Treasury Laws Amendment (Tax Reform No. 1) Bill 2026, Income Tax Rates Amendment (Tax Reform No. 1) Bill 2026
Senator FARUQI (New South Wales—Deputy Leader of the Australian Greens) (10:38): The government wants us to believe that this is courage, that it is solving the housing crisis for generations of young people locked out by a tax system that treats housing as a commodity rather than a human right and that, after decades of cowardice, Labor has finally found a spine on negative gearing and capital gains tax, but don't believe it for a second.
These are policies that have torched housing affordability for entire generations and allowed property investors to run taxpayer subsidised rings around everyday working people for decades. But, in typical Labor fashion, we see them fluff the policy and preserve the wealth of the rich to access unfair tax breaks in perpetuity. We are backing this bill because it puts an end date on these scam tax breaks, but the grandfathering of entire property empires is shameful.
Labor have told young people that these policies are the reason you can't afford a home, and then they bake in unlimited tax breaks for the wealthy. Everyone who has already got rich off this keeps every cent. Everyone else—the young person scraping for a deposit, the renter priced out—gets nothing.
Is it any wonder young people are angry and frustrated as their struggles go on and their material conditions don't improve while every property baron who has already used these taxpayer advantages to build an empire of bricks and mortar gets to keep playing by the old rules forever? Think about who that protects. Investors in this country that own dozens of properties get these tax breaks while every nurse, every teacher and every check-out worker pays tax on every single dollar that they earn.
This was never a minor concession; it has been a wealth-hoarding machine. There are $33 billion a year in negative gearing handouts for people with two or more investment properties—this is money that could directly fund cost-of-living relief for renters and mortgage holders—and that includes 11,000 landlords with seven-plus houses who claimed $1.9 billion from 98,000 investment properties.
The system is built for the wealthy and delivers for the wealthy. This is not real reform; it is the same old, same old dressed up as something more generous. I can picture the property barons right now—portfolios stacked, decades of hoarding locked in a safe, grinning like the cat that got the cream.
They know exactly what unlimited grandfathering means. Their wealth is untouchable. Labor had a once-in-a-generation chance to claw back hoarded wealth and hand power back to ordinary people, but they looked away and missed the opportunity.
This is a government that will never touch its rich mates' wealth, even while admitting that wealth was built on a rigged system. For decades, the Greens have argued that unfair tax concessions are pushing homeownership further out of reach and driving inequality. While Labor and the coalition spent 25 years protecting this rort, we were the only ones fighting for a tax system built for people, not portfolios.

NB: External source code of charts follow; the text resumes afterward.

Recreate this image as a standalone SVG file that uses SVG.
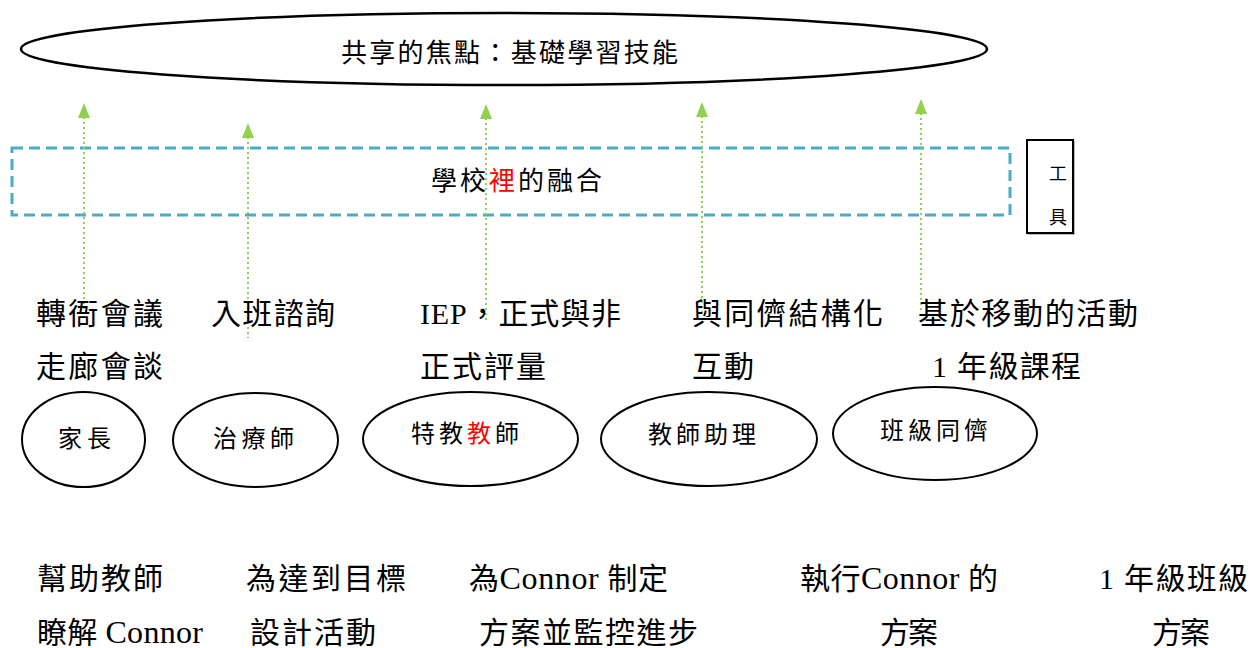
<svg xmlns="http://www.w3.org/2000/svg" width="1258" height="648" viewBox="0 0 1258 648">
<style>
text{font-family:"Liberation Serif","Noto Sans CJK TC",serif;fill:#000}
.big{font-size:30px}
.lat{font-size:32px}
.mid{font-size:26px}
.node{font-size:24px}
.sm{font-size:18px}
.red{fill:#ff0000}
.ell{fill:#fff;stroke:#000;stroke-width:2}
.conn{stroke:#92d050;stroke-width:2;stroke-dasharray:2 3;fill:none}
.head{fill:#92d050}
</style>
<rect width="1258" height="648" fill="#fff"/>

<g id="focus">
<ellipse cx="504" cy="49" rx="483" ry="36" fill="none" stroke="#000" stroke-width="2.5"/>
<text class="mid" x="341" y="62" textLength="337" lengthAdjust="spacing">共享的焦點：基礎學習技能</text>
</g>

<g id="school">
<rect x="12" y="148" width="998" height="67" fill="none" stroke="#4bacc6" stroke-width="3" stroke-dasharray="11 6"/>
<text class="mid" x="431" y="190" textLength="171" lengthAdjust="spacing">學校<tspan class="red">裡</tspan>的融合</text>
</g>

<g id="tools">
<rect x="1028.5" y="141.5" width="46" height="93" fill="none" stroke="#bbb" stroke-width="1"/>
<rect x="1027" y="140" width="46" height="93" fill="#fff" stroke="#000" stroke-width="2"/>
<text class="sm" x="1058" y="180" text-anchor="middle">工</text>
<text class="sm" x="1058" y="224" text-anchor="middle">具</text>
</g>

<g id="connectors">
<line class="conn" x1="84" y1="117" x2="84" y2="309"/>
<polygon class="head" points="84,103 78,118 90,118"/>
<line class="conn" x1="248" y1="137" x2="248" y2="338"/>
<polygon class="head" points="248,123 242,138 254,138"/>
<line class="conn" x1="486" y1="118" x2="486" y2="320"/>
<polygon class="head" points="486,104 480,119 492,119"/>
<line class="conn" x1="702" y1="116" x2="702" y2="313"/>
<polygon class="head" points="702,102 696,117 708,117"/>
<line class="conn" x1="921" y1="113" x2="921" y2="311"/>
<polygon class="head" points="921,99 915,114 927,114"/>
</g>

<g id="labels-top">
<text class="big" x="36" y="324" textLength="127" lengthAdjust="spacing">轉衙會議</text>
<text class="big" x="36" y="377" textLength="127" lengthAdjust="spacing">走廊會談</text>
<text class="big" x="211" y="324" textLength="124" lengthAdjust="spacing">入班諮詢</text>
<text class="big" x="420" y="324" textLength="201" lengthAdjust="spacing">IEP，正式與非</text>
<text class="big" x="420" y="377" textLength="126" lengthAdjust="spacing">正式評量</text>
<text class="big" x="692" y="324" textLength="191" lengthAdjust="spacing">與同儕結構化</text>
<text class="big" x="692" y="377" textLength="62" lengthAdjust="spacing">互動</text>
<text class="big" x="918" y="324" textLength="220" lengthAdjust="spacing">基於移動的活動</text>
<text class="big" x="932" y="377" textLength="149" lengthAdjust="spacing">1 年級課程</text>
</g>

<g id="parent">
<ellipse class="ell" cx="83.5" cy="439.5" rx="61.5" ry="47.5"/>
<text class="node" x="58" y="447" textLength="53" lengthAdjust="spacing">家長</text>
</g>
<g id="therapist">
<ellipse class="ell" cx="255.5" cy="440" rx="82.5" ry="47"/>
<text class="node" x="213" y="447" textLength="81" lengthAdjust="spacing">治療師</text>
</g>
<g id="special-teacher">
<ellipse class="ell" cx="470.5" cy="439" rx="107.5" ry="47"/>
<text class="node" x="411" y="442" textLength="108" lengthAdjust="spacing">特教<tspan class="red">教</tspan>師</text>
</g>
<g id="assistant">
<ellipse class="ell" cx="709" cy="439" rx="108" ry="47"/>
<text class="node" x="648" y="443" textLength="108" lengthAdjust="spacing">教師助理</text>
</g>
<g id="peers">
<ellipse class="ell" cx="935" cy="433.5" rx="102" ry="46.5"/>
<text class="node" x="880" y="439" textLength="108" lengthAdjust="spacing">班級同儕</text>
</g>

<g id="labels-bottom">
<text class="big" x="37" y="589" textLength="126" lengthAdjust="spacing">幫助教師</text>
<text class="big" x="37" y="643" textLength="166" lengthAdjust="spacing">瞭解 <tspan class="lat">Connor</tspan></text>
<text class="big" x="246" y="589" textLength="160" lengthAdjust="spacing">為達到目標</text>
<text class="big" x="250" y="643" textLength="126" lengthAdjust="spacing">設計活動</text>
<text class="big" x="469" y="589" textLength="199" lengthAdjust="spacing">為<tspan class="lat">Connor</tspan> 制定</text>
<text class="big" x="479" y="643" textLength="219" lengthAdjust="spacing">方案並監控進步</text>
<text class="big" x="800" y="589" textLength="198" lengthAdjust="spacing">執行<tspan class="lat">Connor</tspan> 的</text>
<text class="big" x="880" y="643" textLength="58" lengthAdjust="spacing">方案</text>
<text class="big" x="1099" y="589" textLength="149" lengthAdjust="spacing">1 年級班級</text>
<text class="big" x="1152" y="643" textLength="58" lengthAdjust="spacing">方案</text>
</g>
</svg>
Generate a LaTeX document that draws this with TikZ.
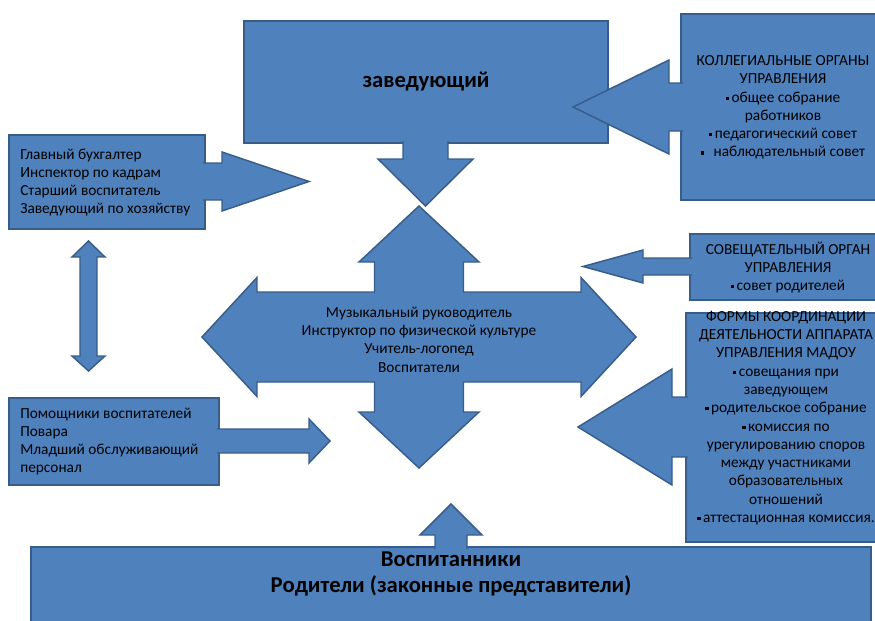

The Greens have secured an amendment that will prevent wealthy property investors from exploiting a loophole to use self-managed super funds to buy up tax advantaged investment properties and will remove ministerial discretion that would have allowed the minister to wind back these reforms. It is a small step in the right direction, but what really needs to happen is this.
Scrap the capital gains tax discount, end negative gearing, tax billionaires and big corporations properly, tax the one per cent, and build public homes at the scale that is needed so everyone can have a roof over their head. That is real reform: wealth, power and ownership wrenched back from the ultrarich and billionaires and returned to the people. But Labor's state governments are wrenching public homes from communities and the people who live there, demolishing them and handing them over to private developers.
It is happening in my neighbourhood in Sydney. It is happening in Melbourne. It is happening across the country.
Labor governments are demolishing public housing for the interests of private investors and private developers, and good on the communities who are resisting this and who want to protect public homes in their communities—some have lived there for generations in some cases. Good on them. They will keep fighting, and we will keep fighting with them.
Labor's lack of ambition to solve the housing crisis is staggering, but the same is true for climate, for higher and higher uni fees and for everything else. They are completely wasting their majority government by refusing to make big, bold changes. Instead they are tinkering around the edges.
Well, enough of that. Labor is not going to fix any crisis. Let's not be fooled by their words, which are not followed up by the action that is actually needed.
The Greens are not here to facilitate their failings; we are here to take them on and to win.